INFORMATION SHOWN
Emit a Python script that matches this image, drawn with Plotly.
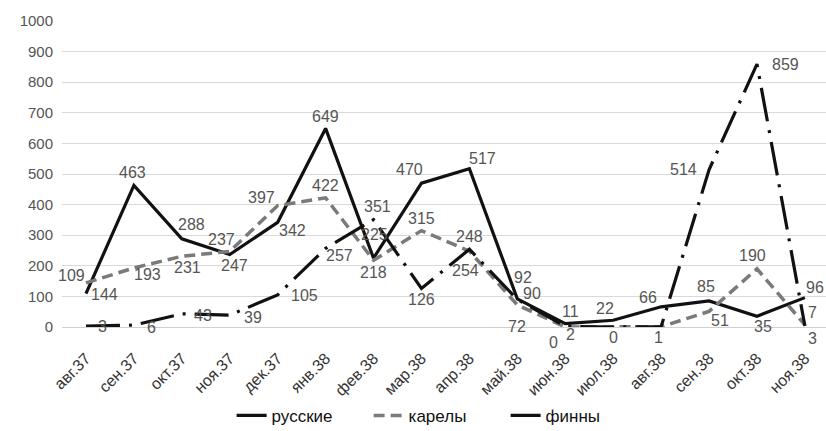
import plotly.graph_objects as go

months = ["авг.37", "сен.37", "окт.37", "ноя.37", "дек.37", "янв.38", "фев.38", "мар.38",
          "апр.38", "май.38", "июн.38", "июл.38", "авг.38", "сен.38", "окт.38", "ноя.38"]

russians = [109, 463, 288, 237, 342, 649, 225, 470, 517, 92, 11, 22, 66, 85, 35, 96]
karelians = [144, 193, 231, 247, 397, 422, 218, 315, 248, 72, 0, 0, 1, 51, 190, 7]
finns = [3, 6, 43, 39, 105, 257, 351, 126, 254, 90, 2, 0, 1, 514, 859, 3]

y_ticks = list(range(0, 1001, 100))

# pixel offsets (dx right, dy down) of each value label from its point
off_rus = [(-14, -18), (-1, -13), (10, -14), (-8, -15), (15, 8), (0, -12), (1, -24), (-12, -14),
           (13, -10), (6, -21), (5, -12), (-8, -12), (-13, -9), (-3, -14), (6, 10), (10, -10)]
off_kar = [(19, 12), (14, 7), (6, 11), (5, 14), (-16, -8), (0, -12), (0, 12), (0, -12),
           (0, -15), (0, 22), (-12, 15), (0, 10), (-3, 11), (11, 9), (-4, -13), (8, -12)]
off_fin = [(17, 0), (18, 2), (21, 2), (23, 2), (27, 1), (14, 7), (4, -13), (0, 11),
           (-4, 21), (15, -6), (5, 8), None, None, (-26, 0), (29, 0), (8, 12)]

label_font = dict(family="Liberation Sans", size=16, color="#555555")

fig = go.Figure()
fig.add_trace(go.Scatter(
    x=months, y=russians, name="русские", mode="lines",
    line=dict(color="#111111", width=3.2),
))
fig.add_trace(go.Scatter(
    x=months, y=karelians, name="карелы", mode="lines",
    line=dict(color="#7a7a7a", width=3.5, dash="11px,6px"),
))
fig.add_trace(go.Scatter(
    x=months, y=finns, name="финны", mode="lines",
    line=dict(color="#111111", width=3.2, dash="34px,9px,3px,9px"),
))

# value labels next to each point
for values, offsets in ((russians, off_rus), (karelians, off_kar), (finns, off_fin)):
    for m, v, off in zip(months, values, offsets):
        if off is None:
            continue
        fig.add_annotation(
            x=m, y=v, text=str(v), showarrow=False,
            xshift=off[0], yshift=-off[1], font=label_font,
        )

fig.update_layout(
    width=826, height=431,
    margin=dict(l=62, r=0, t=21, b=104, autoexpand=False),
    paper_bgcolor="white", plot_bgcolor="white",
    font=dict(family="Liberation Sans", size=15, color="#555555"),
    showlegend=True,
    legend=dict(
        orientation="h", x=0.222, xanchor="left",
        yref="container", y=0.035, yanchor="middle",
        font=dict(family="Liberation Sans", size=17, color="#111111"),
        bgcolor="rgba(0,0,0,0)", entrywidth=92,
    ),
    xaxis=dict(
        type="category", range=[-0.5, 15.44], automargin=False,
        showgrid=False, showline=False, zeroline=False,
        tickangle=-45, ticks="", ticklabelstandoff=18,
        tickfont=dict(family="Liberation Sans", size=16, color="#333333"),
    ),
    yaxis=dict(
        range=[0, 1000], tickvals=y_ticks, automargin=False,
        showgrid=True, gridcolor="#d9d9d9", gridwidth=1.3,
        zeroline=True, zerolinecolor="#d0d0d0", zerolinewidth=1.3, showline=False,
        tickfont=dict(family="Liberation Sans", size=15, color="#555555"),
        ticks="", ticklabelstandoff=8,
    ),
)

fig.write_html("out.html")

DIRECTION
Return exactly what appears from the opening line of the material through the line with "y_ticks = list(range(0, 1001, 100))", apart from the pictures.

COMPLETE OUTPUT
Emit a Python script that matches this image, drawn with Plotly.
import plotly.graph_objects as go

months = ["авг.37", "сен.37", "окт.37", "ноя.37", "дек.37", "янв.38", "фев.38", "мар.38",
          "апр.38", "май.38", "июн.38", "июл.38", "авг.38", "сен.38", "окт.38", "ноя.38"]

russians = [109, 463, 288, 237, 342, 649, 225, 470, 517, 92, 11, 22, 66, 85, 35, 96]
karelians = [144, 193, 231, 247, 397, 422, 218, 315, 248, 72, 0, 0, 1, 51, 190, 7]
finns = [3, 6, 43, 39, 105, 257, 351, 126, 254, 90, 2, 0, 1, 514, 859, 3]

y_ticks = list(range(0, 1001, 100))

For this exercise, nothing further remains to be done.